■ **EXERCISE DESCRIPTION**:
Search the listing below for the string "chart" and copy every line where it occurs.

■ **INFORMATION SUPPLIED**:
════

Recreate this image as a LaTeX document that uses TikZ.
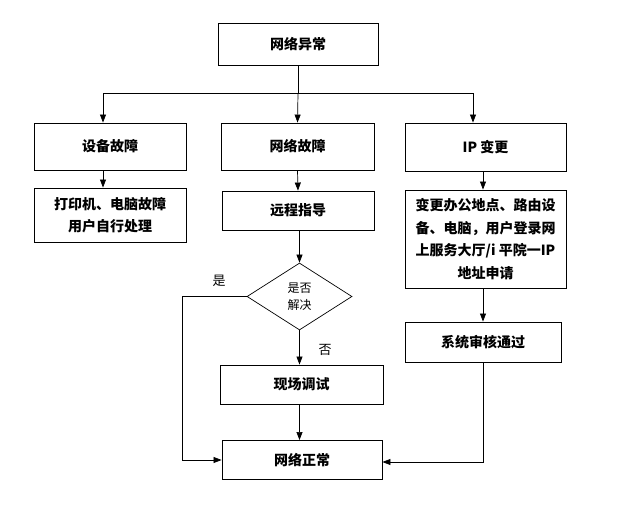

════

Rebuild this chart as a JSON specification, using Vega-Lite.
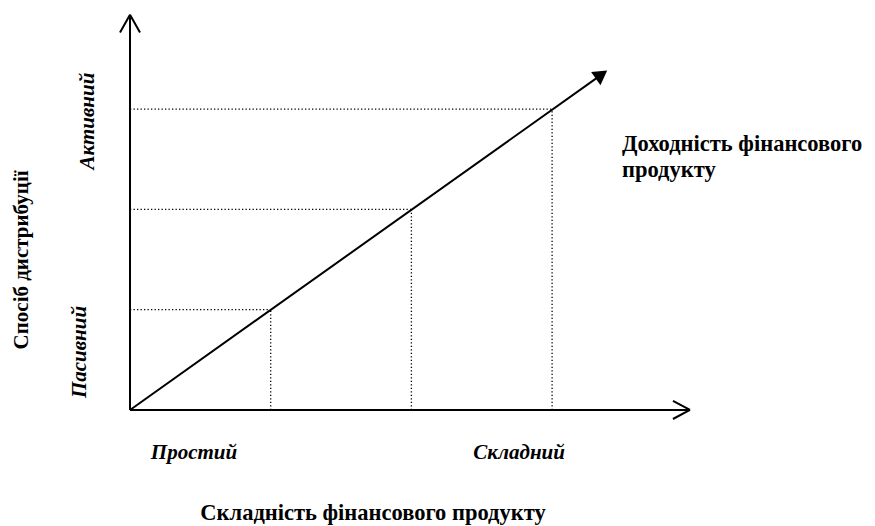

════

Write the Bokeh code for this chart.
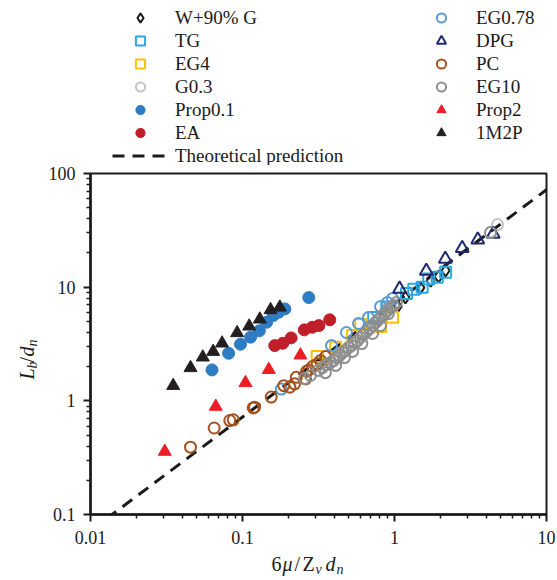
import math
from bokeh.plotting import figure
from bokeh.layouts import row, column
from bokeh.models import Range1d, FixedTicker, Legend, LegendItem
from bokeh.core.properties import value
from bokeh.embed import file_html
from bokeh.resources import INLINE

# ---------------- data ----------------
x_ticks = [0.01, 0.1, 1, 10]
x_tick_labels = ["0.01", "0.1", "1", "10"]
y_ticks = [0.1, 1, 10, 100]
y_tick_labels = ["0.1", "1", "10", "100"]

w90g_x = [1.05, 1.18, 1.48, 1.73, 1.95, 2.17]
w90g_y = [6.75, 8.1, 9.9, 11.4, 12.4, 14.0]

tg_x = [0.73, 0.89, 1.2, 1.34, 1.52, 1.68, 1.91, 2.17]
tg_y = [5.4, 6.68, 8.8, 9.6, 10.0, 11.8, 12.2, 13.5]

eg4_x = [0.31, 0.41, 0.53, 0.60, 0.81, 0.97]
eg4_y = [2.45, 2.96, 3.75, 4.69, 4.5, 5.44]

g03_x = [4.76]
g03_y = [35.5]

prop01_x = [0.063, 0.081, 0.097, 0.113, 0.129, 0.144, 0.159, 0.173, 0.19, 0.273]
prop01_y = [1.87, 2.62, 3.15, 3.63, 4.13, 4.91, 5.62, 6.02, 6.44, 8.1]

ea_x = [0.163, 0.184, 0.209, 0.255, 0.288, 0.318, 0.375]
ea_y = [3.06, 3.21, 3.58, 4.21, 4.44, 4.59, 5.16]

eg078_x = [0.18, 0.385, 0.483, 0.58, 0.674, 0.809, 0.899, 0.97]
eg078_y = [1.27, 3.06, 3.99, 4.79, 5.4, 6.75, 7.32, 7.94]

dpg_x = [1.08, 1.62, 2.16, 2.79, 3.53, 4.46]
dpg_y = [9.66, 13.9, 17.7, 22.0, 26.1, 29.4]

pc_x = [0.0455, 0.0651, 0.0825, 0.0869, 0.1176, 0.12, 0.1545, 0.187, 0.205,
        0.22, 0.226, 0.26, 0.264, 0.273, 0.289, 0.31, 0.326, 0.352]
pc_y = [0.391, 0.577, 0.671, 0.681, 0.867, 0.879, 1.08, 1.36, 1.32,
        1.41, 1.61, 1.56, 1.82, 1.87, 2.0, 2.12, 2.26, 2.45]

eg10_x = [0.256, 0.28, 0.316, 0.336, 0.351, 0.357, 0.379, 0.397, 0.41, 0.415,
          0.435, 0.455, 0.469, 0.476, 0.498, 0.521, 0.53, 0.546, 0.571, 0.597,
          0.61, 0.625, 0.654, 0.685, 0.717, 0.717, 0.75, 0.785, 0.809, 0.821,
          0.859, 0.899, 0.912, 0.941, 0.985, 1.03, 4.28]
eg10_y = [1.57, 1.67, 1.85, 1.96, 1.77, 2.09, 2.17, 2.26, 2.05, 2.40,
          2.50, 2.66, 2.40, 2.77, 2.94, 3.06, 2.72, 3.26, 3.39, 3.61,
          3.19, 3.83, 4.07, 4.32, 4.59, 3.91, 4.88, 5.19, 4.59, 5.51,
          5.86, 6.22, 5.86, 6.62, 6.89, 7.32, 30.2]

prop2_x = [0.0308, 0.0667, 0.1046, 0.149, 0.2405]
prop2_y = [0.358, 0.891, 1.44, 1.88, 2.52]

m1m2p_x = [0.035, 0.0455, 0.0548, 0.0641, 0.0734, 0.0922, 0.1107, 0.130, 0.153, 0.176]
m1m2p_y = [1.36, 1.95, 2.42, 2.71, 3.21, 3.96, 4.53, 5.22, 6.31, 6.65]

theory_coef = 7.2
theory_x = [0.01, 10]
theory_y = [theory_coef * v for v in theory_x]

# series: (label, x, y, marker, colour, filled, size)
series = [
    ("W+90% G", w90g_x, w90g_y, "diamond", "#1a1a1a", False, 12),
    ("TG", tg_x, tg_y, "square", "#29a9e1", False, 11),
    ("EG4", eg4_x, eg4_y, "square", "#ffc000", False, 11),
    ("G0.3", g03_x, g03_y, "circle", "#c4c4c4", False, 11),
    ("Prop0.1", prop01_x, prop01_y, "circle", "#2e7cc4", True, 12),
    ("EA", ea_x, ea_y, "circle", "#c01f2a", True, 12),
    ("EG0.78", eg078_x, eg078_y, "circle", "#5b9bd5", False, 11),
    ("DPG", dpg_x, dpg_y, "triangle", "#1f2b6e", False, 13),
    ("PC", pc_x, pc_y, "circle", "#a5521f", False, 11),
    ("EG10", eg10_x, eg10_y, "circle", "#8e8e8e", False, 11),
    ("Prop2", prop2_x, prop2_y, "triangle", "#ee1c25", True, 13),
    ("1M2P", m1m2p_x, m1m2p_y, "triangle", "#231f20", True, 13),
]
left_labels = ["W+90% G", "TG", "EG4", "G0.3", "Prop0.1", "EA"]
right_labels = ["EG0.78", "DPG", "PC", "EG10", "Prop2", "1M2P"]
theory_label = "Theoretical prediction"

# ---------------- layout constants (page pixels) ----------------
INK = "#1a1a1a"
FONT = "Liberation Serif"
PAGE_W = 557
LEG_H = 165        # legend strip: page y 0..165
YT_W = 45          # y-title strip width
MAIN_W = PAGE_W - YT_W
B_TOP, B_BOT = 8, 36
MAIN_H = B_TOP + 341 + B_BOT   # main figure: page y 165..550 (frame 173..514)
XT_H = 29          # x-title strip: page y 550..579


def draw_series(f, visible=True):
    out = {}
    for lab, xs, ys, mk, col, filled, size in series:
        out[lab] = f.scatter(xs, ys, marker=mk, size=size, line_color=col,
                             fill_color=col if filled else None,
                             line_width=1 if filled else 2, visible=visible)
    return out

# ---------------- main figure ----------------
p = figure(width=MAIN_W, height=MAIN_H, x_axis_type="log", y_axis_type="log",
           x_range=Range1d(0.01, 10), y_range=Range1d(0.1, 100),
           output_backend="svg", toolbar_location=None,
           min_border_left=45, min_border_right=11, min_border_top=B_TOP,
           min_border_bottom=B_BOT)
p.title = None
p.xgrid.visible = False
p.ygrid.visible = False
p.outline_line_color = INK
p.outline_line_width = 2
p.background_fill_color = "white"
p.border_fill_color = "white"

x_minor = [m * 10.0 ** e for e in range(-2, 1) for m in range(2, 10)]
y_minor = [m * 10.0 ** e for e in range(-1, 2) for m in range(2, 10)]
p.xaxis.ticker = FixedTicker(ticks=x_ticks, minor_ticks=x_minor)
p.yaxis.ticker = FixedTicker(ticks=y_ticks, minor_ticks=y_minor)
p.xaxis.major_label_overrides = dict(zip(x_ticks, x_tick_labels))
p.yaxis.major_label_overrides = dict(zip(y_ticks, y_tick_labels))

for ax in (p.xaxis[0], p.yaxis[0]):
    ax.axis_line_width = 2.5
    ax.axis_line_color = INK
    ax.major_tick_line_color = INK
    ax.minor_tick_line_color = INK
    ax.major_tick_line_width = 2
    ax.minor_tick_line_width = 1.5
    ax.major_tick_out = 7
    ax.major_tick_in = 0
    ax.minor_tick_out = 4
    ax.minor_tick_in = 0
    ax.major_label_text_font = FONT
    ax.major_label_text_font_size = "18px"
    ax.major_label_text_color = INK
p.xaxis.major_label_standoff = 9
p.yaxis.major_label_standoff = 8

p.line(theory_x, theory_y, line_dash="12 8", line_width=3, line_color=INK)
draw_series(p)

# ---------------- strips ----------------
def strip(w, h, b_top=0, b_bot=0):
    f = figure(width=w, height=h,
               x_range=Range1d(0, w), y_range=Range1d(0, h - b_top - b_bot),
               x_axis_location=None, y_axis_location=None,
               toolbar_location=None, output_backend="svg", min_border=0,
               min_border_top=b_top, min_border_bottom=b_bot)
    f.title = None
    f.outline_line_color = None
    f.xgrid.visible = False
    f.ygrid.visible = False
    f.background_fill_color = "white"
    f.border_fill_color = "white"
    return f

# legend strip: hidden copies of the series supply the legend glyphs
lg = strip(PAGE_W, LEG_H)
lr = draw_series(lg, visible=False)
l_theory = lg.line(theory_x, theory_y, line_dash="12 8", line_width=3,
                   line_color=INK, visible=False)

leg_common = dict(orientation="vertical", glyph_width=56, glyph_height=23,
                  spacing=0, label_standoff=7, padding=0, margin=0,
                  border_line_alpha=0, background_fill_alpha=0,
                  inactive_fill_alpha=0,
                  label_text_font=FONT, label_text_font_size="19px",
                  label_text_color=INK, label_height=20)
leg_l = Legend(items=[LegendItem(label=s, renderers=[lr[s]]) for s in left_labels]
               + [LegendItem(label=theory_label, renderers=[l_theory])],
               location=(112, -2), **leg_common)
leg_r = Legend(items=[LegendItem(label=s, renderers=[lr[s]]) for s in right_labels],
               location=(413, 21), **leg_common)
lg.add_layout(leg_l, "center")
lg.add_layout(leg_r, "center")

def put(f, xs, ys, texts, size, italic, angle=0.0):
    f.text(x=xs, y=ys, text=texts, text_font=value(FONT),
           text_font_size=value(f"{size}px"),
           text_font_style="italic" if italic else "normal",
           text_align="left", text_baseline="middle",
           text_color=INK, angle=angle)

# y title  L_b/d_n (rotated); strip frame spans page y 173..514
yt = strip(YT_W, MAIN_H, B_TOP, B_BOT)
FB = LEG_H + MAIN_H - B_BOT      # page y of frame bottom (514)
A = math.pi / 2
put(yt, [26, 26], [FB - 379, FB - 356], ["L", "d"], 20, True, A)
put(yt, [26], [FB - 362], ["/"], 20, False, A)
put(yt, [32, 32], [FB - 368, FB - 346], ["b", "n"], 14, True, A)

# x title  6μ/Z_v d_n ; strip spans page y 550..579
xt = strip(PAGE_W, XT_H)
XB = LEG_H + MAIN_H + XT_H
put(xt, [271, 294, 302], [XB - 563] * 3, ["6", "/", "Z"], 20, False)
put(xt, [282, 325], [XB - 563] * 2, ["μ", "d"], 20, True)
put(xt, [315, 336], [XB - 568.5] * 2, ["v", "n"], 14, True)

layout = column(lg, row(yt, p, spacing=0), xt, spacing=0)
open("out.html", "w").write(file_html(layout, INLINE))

════

■ **FINISHED ANSWER**:
Rebuild this chart as a JSON specification, using Vega-Lite.
Write the Bokeh code for this chart.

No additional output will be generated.